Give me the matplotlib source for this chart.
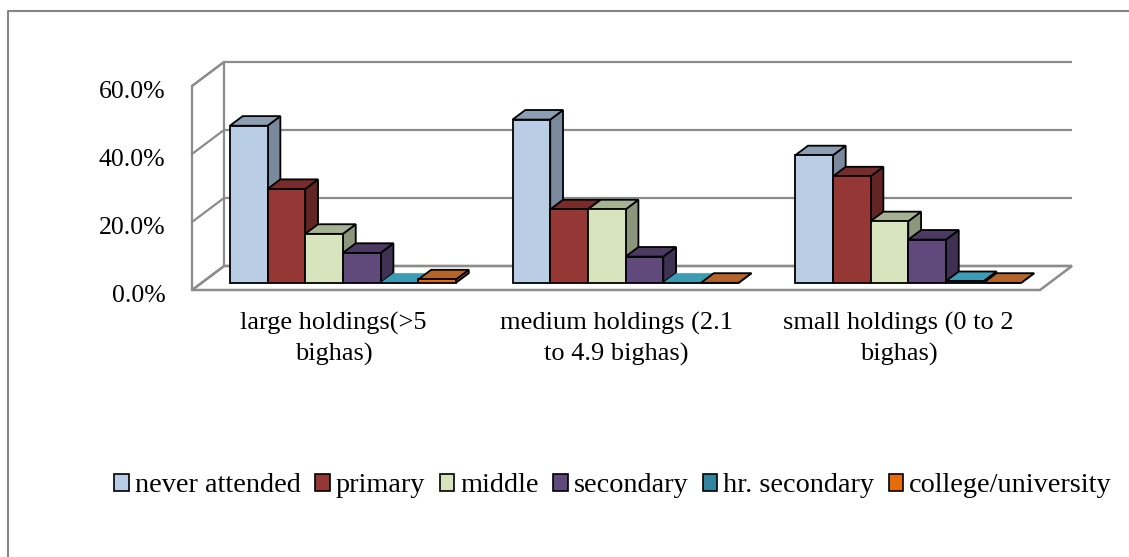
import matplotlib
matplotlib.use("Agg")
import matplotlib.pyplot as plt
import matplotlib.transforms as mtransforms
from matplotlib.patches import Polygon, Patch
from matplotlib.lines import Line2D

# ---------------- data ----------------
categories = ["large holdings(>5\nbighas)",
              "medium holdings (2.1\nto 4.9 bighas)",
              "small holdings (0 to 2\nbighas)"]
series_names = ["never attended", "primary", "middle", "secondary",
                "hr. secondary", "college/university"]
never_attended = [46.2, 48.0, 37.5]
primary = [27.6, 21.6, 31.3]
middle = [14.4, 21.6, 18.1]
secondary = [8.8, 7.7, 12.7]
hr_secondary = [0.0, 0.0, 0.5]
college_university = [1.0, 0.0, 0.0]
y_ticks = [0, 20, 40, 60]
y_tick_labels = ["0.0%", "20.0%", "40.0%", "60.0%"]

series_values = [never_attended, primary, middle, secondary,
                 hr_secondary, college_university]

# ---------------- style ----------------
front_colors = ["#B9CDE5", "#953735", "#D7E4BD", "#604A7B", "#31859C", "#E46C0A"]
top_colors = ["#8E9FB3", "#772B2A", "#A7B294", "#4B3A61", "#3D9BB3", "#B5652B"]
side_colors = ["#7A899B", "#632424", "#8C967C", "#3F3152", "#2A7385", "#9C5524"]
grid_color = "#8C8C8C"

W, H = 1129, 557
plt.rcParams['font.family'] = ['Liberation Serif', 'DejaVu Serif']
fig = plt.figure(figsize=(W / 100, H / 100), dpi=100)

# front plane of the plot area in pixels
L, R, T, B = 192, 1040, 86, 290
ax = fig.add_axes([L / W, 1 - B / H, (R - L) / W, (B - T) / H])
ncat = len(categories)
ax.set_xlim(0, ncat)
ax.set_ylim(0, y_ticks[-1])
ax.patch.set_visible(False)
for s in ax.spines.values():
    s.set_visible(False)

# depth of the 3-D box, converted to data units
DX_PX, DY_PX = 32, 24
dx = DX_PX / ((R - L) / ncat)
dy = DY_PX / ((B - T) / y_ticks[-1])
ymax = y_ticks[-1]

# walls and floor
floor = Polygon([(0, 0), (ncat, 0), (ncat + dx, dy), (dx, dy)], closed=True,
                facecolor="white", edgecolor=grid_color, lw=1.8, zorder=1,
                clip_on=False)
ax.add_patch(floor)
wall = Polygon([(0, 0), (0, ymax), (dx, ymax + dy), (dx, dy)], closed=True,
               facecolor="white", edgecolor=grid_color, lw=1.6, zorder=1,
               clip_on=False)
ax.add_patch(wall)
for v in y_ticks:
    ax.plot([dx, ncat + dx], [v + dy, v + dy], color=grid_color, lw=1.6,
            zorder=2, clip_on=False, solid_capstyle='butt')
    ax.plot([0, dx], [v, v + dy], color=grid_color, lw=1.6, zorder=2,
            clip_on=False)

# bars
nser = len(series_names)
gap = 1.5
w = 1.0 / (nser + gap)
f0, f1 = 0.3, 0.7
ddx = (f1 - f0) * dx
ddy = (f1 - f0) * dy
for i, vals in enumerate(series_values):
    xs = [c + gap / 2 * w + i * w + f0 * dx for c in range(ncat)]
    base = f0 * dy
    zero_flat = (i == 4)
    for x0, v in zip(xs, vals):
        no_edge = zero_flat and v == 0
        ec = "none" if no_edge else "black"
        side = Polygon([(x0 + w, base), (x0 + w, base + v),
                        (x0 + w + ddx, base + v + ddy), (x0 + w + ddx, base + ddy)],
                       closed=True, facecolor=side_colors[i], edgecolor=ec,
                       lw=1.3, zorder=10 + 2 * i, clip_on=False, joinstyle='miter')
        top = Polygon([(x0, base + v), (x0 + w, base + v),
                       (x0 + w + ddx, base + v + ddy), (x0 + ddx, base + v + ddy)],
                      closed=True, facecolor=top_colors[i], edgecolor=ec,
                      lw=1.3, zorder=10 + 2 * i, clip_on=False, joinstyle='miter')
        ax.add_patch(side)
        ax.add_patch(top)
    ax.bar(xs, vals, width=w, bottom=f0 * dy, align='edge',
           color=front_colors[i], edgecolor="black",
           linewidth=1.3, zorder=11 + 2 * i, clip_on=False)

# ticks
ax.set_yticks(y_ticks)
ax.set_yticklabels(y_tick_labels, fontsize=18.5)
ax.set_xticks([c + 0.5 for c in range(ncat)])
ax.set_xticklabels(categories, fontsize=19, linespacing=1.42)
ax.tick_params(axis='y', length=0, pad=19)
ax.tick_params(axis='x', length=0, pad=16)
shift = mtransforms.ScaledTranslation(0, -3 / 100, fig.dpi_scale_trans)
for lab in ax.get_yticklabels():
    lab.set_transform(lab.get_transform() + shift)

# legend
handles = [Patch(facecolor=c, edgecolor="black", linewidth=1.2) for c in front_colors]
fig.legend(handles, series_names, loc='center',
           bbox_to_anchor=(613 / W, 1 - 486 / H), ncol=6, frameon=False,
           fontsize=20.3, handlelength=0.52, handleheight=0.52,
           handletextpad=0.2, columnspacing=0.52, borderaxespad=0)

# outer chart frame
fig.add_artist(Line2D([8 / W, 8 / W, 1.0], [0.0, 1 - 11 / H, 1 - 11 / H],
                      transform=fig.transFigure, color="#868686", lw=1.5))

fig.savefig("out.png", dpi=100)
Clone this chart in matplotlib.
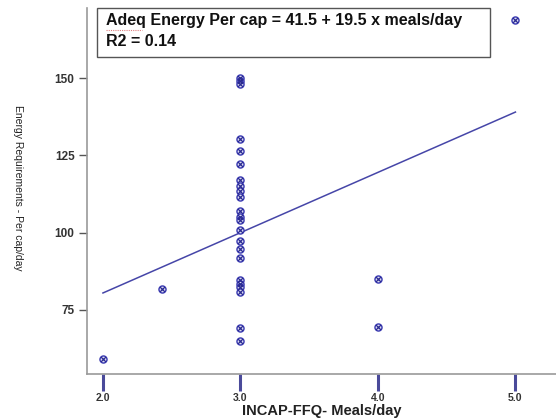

════════════════

### EXERCISE
Repeat the records above exactly, leaving out any pictures they contain.

### FULL SOLUTION
Give me the matplotlib source for this chart.
import matplotlib
matplotlib.use("Agg")
import matplotlib.pyplot as plt
import matplotlib.transforms as mtransforms
from matplotlib.patches import Polygon, Patch
from matplotlib.lines import Line2D

# ---------------- data ----------------
categories = ["large holdings(>5\nbighas)",
              "medium holdings (2.1\nto 4.9 bighas)",
              "small holdings (0 to 2\nbighas)"]
series_names = ["never attended", "primary", "middle", "secondary",
                "hr. secondary", "college/university"]
never_attended = [46.2, 48.0, 37.5]
primary = [27.6, 21.6, 31.3]
middle = [14.4, 21.6, 18.1]
secondary = [8.8, 7.7, 12.7]
hr_secondary = [0.0, 0.0, 0.5]
college_university = [1.0, 0.0, 0.0]
y_ticks = [0, 20, 40, 60]
y_tick_labels = ["0.0%", "20.0%", "40.0%", "60.0%"]

series_values = [never_attended, primary, middle, secondary,
                 hr_secondary, college_university]

# ---------------- style ----------------
front_colors = ["#B9CDE5", "#953735", "#D7E4BD", "#604A7B", "#31859C", "#E46C0A"]
top_colors = ["#8E9FB3", "#772B2A", "#A7B294", "#4B3A61", "#3D9BB3", "#B5652B"]
side_colors = ["#7A899B", "#632424", "#8C967C", "#3F3152", "#2A7385", "#9C5524"]
grid_color = "#8C8C8C"

W, H = 1129, 557
plt.rcParams['font.family'] = ['Liberation Serif', 'DejaVu Serif']
fig = plt.figure(figsize=(W / 100, H / 100), dpi=100)

# front plane of the plot area in pixels
L, R, T, B = 192, 1040, 86, 290
ax = fig.add_axes([L / W, 1 - B / H, (R - L) / W, (B - T) / H])
ncat = len(categories)
ax.set_xlim(0, ncat)
ax.set_ylim(0, y_ticks[-1])
ax.patch.set_visible(False)
for s in ax.spines.values():
    s.set_visible(False)

# depth of the 3-D box, converted to data units
DX_PX, DY_PX = 32, 24
dx = DX_PX / ((R - L) / ncat)
dy = DY_PX / ((B - T) / y_ticks[-1])
ymax = y_ticks[-1]

# walls and floor
floor = Polygon([(0, 0), (ncat, 0), (ncat + dx, dy), (dx, dy)], closed=True,
                facecolor="white", edgecolor=grid_color, lw=1.8, zorder=1,
                clip_on=False)
ax.add_patch(floor)
wall = Polygon([(0, 0), (0, ymax), (dx, ymax + dy), (dx, dy)], closed=True,
               facecolor="white", edgecolor=grid_color, lw=1.6, zorder=1,
               clip_on=False)
ax.add_patch(wall)
for v in y_ticks:
    ax.plot([dx, ncat + dx], [v + dy, v + dy], color=grid_color, lw=1.6,
            zorder=2, clip_on=False, solid_capstyle='butt')
    ax.plot([0, dx], [v, v + dy], color=grid_color, lw=1.6, zorder=2,
            clip_on=False)

# bars
nser = len(series_names)
gap = 1.5
w = 1.0 / (nser + gap)
f0, f1 = 0.3, 0.7
ddx = (f1 - f0) * dx
ddy = (f1 - f0) * dy
for i, vals in enumerate(series_values):
    xs = [c + gap / 2 * w + i * w + f0 * dx for c in range(ncat)]
    base = f0 * dy
    zero_flat = (i == 4)
    for x0, v in zip(xs, vals):
        no_edge = zero_flat and v == 0
        ec = "none" if no_edge else "black"
        side = Polygon([(x0 + w, base), (x0 + w, base + v),
                        (x0 + w + ddx, base + v + ddy), (x0 + w + ddx, base + ddy)],
                       closed=True, facecolor=side_colors[i], edgecolor=ec,
                       lw=1.3, zorder=10 + 2 * i, clip_on=False, joinstyle='miter')
        top = Polygon([(x0, base + v), (x0 + w, base + v),
                       (x0 + w + ddx, base + v + ddy), (x0 + ddx, base + v + ddy)],
                      closed=True, facecolor=top_colors[i], edgecolor=ec,
                      lw=1.3, zorder=10 + 2 * i, clip_on=False, joinstyle='miter')
        ax.add_patch(side)
        ax.add_patch(top)
    ax.bar(xs, vals, width=w, bottom=f0 * dy, align='edge',
           color=front_colors[i], edgecolor="black",
           linewidth=1.3, zorder=11 + 2 * i, clip_on=False)

# ticks
ax.set_yticks(y_ticks)
ax.set_yticklabels(y_tick_labels, fontsize=18.5)
ax.set_xticks([c + 0.5 for c in range(ncat)])
ax.set_xticklabels(categories, fontsize=19, linespacing=1.42)
ax.tick_params(axis='y', length=0, pad=19)
ax.tick_params(axis='x', length=0, pad=16)
shift = mtransforms.ScaledTranslation(0, -3 / 100, fig.dpi_scale_trans)
for lab in ax.get_yticklabels():
    lab.set_transform(lab.get_transform() + shift)

# legend
handles = [Patch(facecolor=c, edgecolor="black", linewidth=1.2) for c in front_colors]
fig.legend(handles, series_names, loc='center',
           bbox_to_anchor=(613 / W, 1 - 486 / H), ncol=6, frameon=False,
           fontsize=20.3, handlelength=0.52, handleheight=0.52,
           handletextpad=0.2, columnspacing=0.52, borderaxespad=0)

# outer chart frame
fig.add_artist(Line2D([8 / W, 8 / W, 1.0], [0.0, 1 - 11 / H, 1 - 11 / H],
                      transform=fig.transFigure, color="#868686", lw=1.5))

fig.savefig("out.png", dpi=100)
Clone this chart in matplotlib.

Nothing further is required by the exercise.